Not since the days of Shaggy, Scooby-Doo and the Mystery Machine have mobile smokehouses been so mainstream. Case and point, I was at a fundraiser a while back and the line for Urban Smoke was twice that of any other truck that was onsite. Parked comfortably within the confines of a private parking lot (so as not to add to further Toronto city hall controversies) , the staff were busy dishing out some traditional and not so traditional fare. Ten bucks got you one of four choices so I picked up some lunch for myself and a colleague.
The ability to get a hearty soup is a rarity in most restaurants let alone a food truck. The split pea soup was reminiscent of something your French-Canadian uncle J.P. may spend hours in the kitchen whipping up in a magical cauldron. It was thick and savory and filled with chunks of delicious double smoked ham while resisting the temptation to over-salt, a common transgression of many an eatery.
Perfecting the grilled cheese seems a easy trick but its simplicity is often its quandary. Urban Smoke offered two sandwiches; a standard grilled cheese and one featuring nutella and mascarpone cheese as a dessert. Magic is grilling the bread to golden brown while melting the ample filling, a feat that everyone from top chefs to 15 year old latchkey kids have spent generations trying to perfect. Urban Smoke comes close. The secret could very well be seasoning the bread with just a small amount of salt on the outside before grilling the abundant contents within. Simple but extremely satisfying.
The pulled pork was average which is still a compliment considering the number of food trucks, burger joints and smoke houses who lay their foundation on good pulled pork. The meat was tender, partnered with piquant seasonings and the bread was soft and proportional to the filling. The “magic fries” provided a poof that could certainly help Penn and Teller make a rabbit appear but maybe not enough to make David Copperfield’s convertible materialize out of the blue. The slaw added a delicious, tangy crunch.
I took a chance and opted to skip the magic fries in favour of the banana pudding (see picture above). It had a decent flavour but I felt a bit ripped off by the size and the fact it was starting to separate a bit, leaving a bit of an oily pool in the bottom of the glass. It was about the size of a jello shooter and in the end about as exciting as the never-ending handkerchief trick.

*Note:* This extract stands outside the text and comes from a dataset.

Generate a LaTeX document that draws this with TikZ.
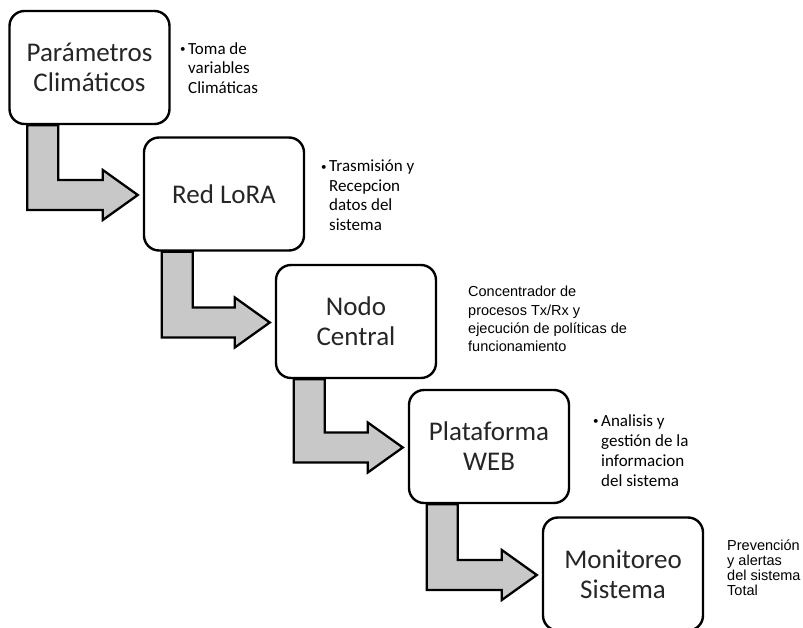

Part of the appeal of a food truck should be a quick meal to avoid having to sit down, order, eat and wait for the bill. Although almost inevitable, especially during high volume events such as fundraisers and other events, long waits continue to be an issue with wheel-bearing establishments and Urban Smoke was no exception.
Urban Smoke is a bit of a traveling roadshow, bringing a kind of magic show to each and every parking lot or street side it inhabits. The headliners include a variety of southern BBQ foods including pulled pork and brisket partnered with a few other choices. As a result, it draws big crowds which means big lines and big waits. The staff, however, are quite efficient and personable and maintain a decent flow. If the truck is around (check out torontofoodtrucks.ca for schedules), I would definitely consider a trip for lunch if you have the time and desire to break up a hectic day. After all, after a busy adventure unmasking criminals, I’m sure Shag and Scoob would have been happy to fill up on a few grilled cheese sandwiches following an equally smoky visit to the Mystery Machine.